I feel that in surfing we plane on the inside surface of the fin , the outside foil adds to that .
Template shape is very important in creating and controlling this lift along with its placement .
Hows that sound ?
Gregory of the interweb ;-)
Could you please post up a few pics of your work, with a little description of the boards?
Hi George, I've really enjoyed the technical aspects of this discussion and maybe I can add something on the cavitation part.
The definition of cavitation is confusing, even in engineering circles, since it is often modelled in many different ways. I've done a lot of study using cavitation as a cutting force for micro-surgical tools. This was generally a 3mm piston moving at 40 kHz at .0005 inch stroke in water. Cavitation was a result of the water collapsing in the void left when the piston retracted. This looks like bubbles under magnification hence the term "cavitation bubbles" . What really happens is that extremely high temperature spikes are created during the collapse of the void (since it's essentially a vacuum) which will vaporize anything in that was in there (3K + degrees). I found that the lower the frequency of stroke, the more intense the temperatures were as the void collapsed more slowly. The higher the frequency, the forward stroke of the piston would interfere with the collapse and the temps were lower. Cavitation on spinning objects is harder to understand due to centripedal motion and such and I hope the linear example helps those interested in this subject.
"Most planes can fly upside down. Most can do this for long periods if pressed. It may not be efficient but the plane flies...
"How does a fin REALLY work on a surfboard?"
Most pilots are still taught this concept and don't truly understand the implications. It's all about the Angle of Attack. Aerobatic planes which are designed to fly upside down have symmetrical airfoils, so that in inverted flight the Angle of Attack determines the lift vector, not the airfoil. Like you said, it's much more ineffecient with assymetrical airfoils, but they can do it, although there is a ton of drag involved.
An intersting concept in aviation is using an Angle of Attack indicator instead of the airspeed indicator (which can vary with altitude and temperature) and purely using the AoA Indicator to determine best flight paths for takeoff and landing - http://www.navyair.com/Angle%20of%20Attack%20Indicator.htm
In surfboard verbage we refere to Angle of Attack as Toe-in on multi-finned boards. On singles you change the AoA by turning the board.
There is such a complex interaction between the board bottom, fins and rails that it's evolved mostly by empirical trial and error.
That's my .02. Obviously, so many different things "work" and surfing is SO subjective it's really hard to say what works "best". It's more what works "best" for the feeling your after. Some guys like to fly stunt planes, some guys like to fly gliders. They both work, but in very different ways with very different techniques.

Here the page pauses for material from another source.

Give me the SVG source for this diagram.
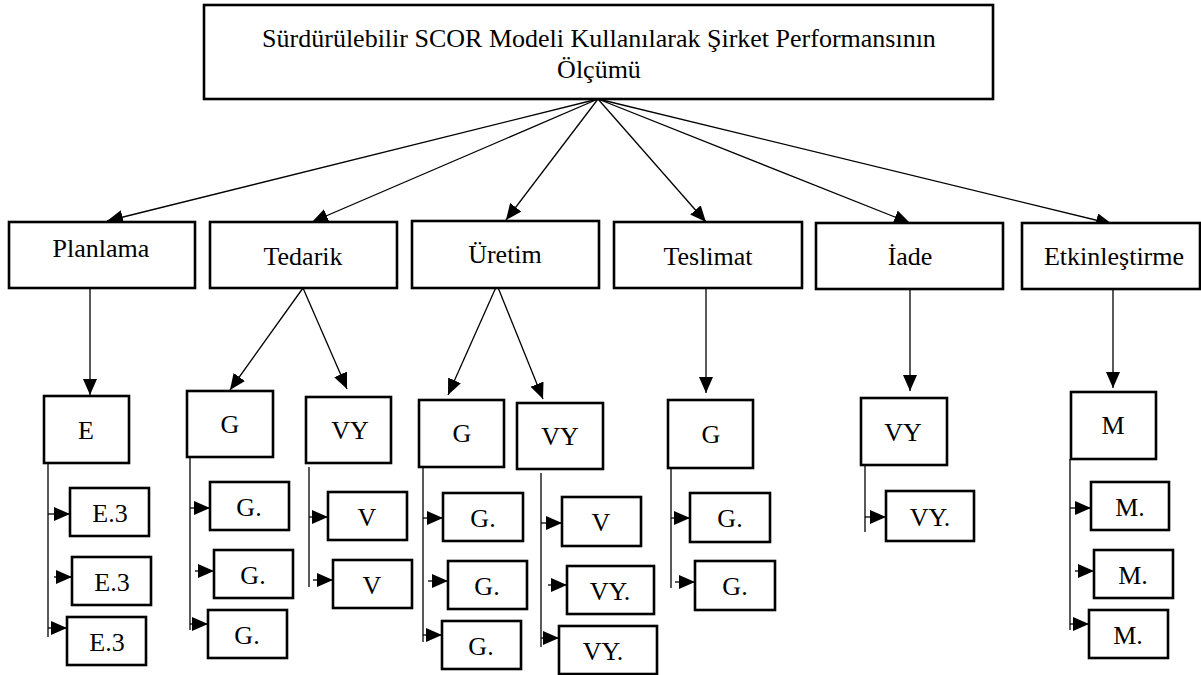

Actually toe in on a board should be referred to as "angle of incidence". The angle is fixed at manufacture on aircraft as it is on a surfboard. A few aircraft have been made with variable incidence wings, used to control body angle vs AoA at very low airspeeds.
AoA is a variable determined by the angle of the foil relative to the air or water flow.
You mentioned earlier that carbon cloth has greater compressive strength than FG.
If you only had enough carbon cloth to do one side, which side would you laminate with it. Top or Bottom? Why?
Thanks for all of the informative responses in this thread.
Swaylocks Surfboard Design Forum: thoughts & theories ... practical & theoretical
RAIL PROFILE http://bgboard.blogspot.com/2014/03/march-82014-afterr-seeing-recent.html
@greggriffin & @lawless-
Ding Ding Ding!!! Winner!!! (and there's more too)
The majority of "lift" from our surfboard fins come from the "other" side of the fin. Before I explain, this has been verified by two other shaper/board builders, and now there are two theoreticians who are concluding the same. Warning: Fin Foil (as mentioned,) does help, a little...
...the fin acts as a "fence" (yes that's a technical term for it,) to the lateral flow. A fin, (or Vane) can be placed in that slipping flow to "grab" or divert flow momentarily. I am thinking about the outer (side) fins on a cluster of fins, but this is true with singles, on up.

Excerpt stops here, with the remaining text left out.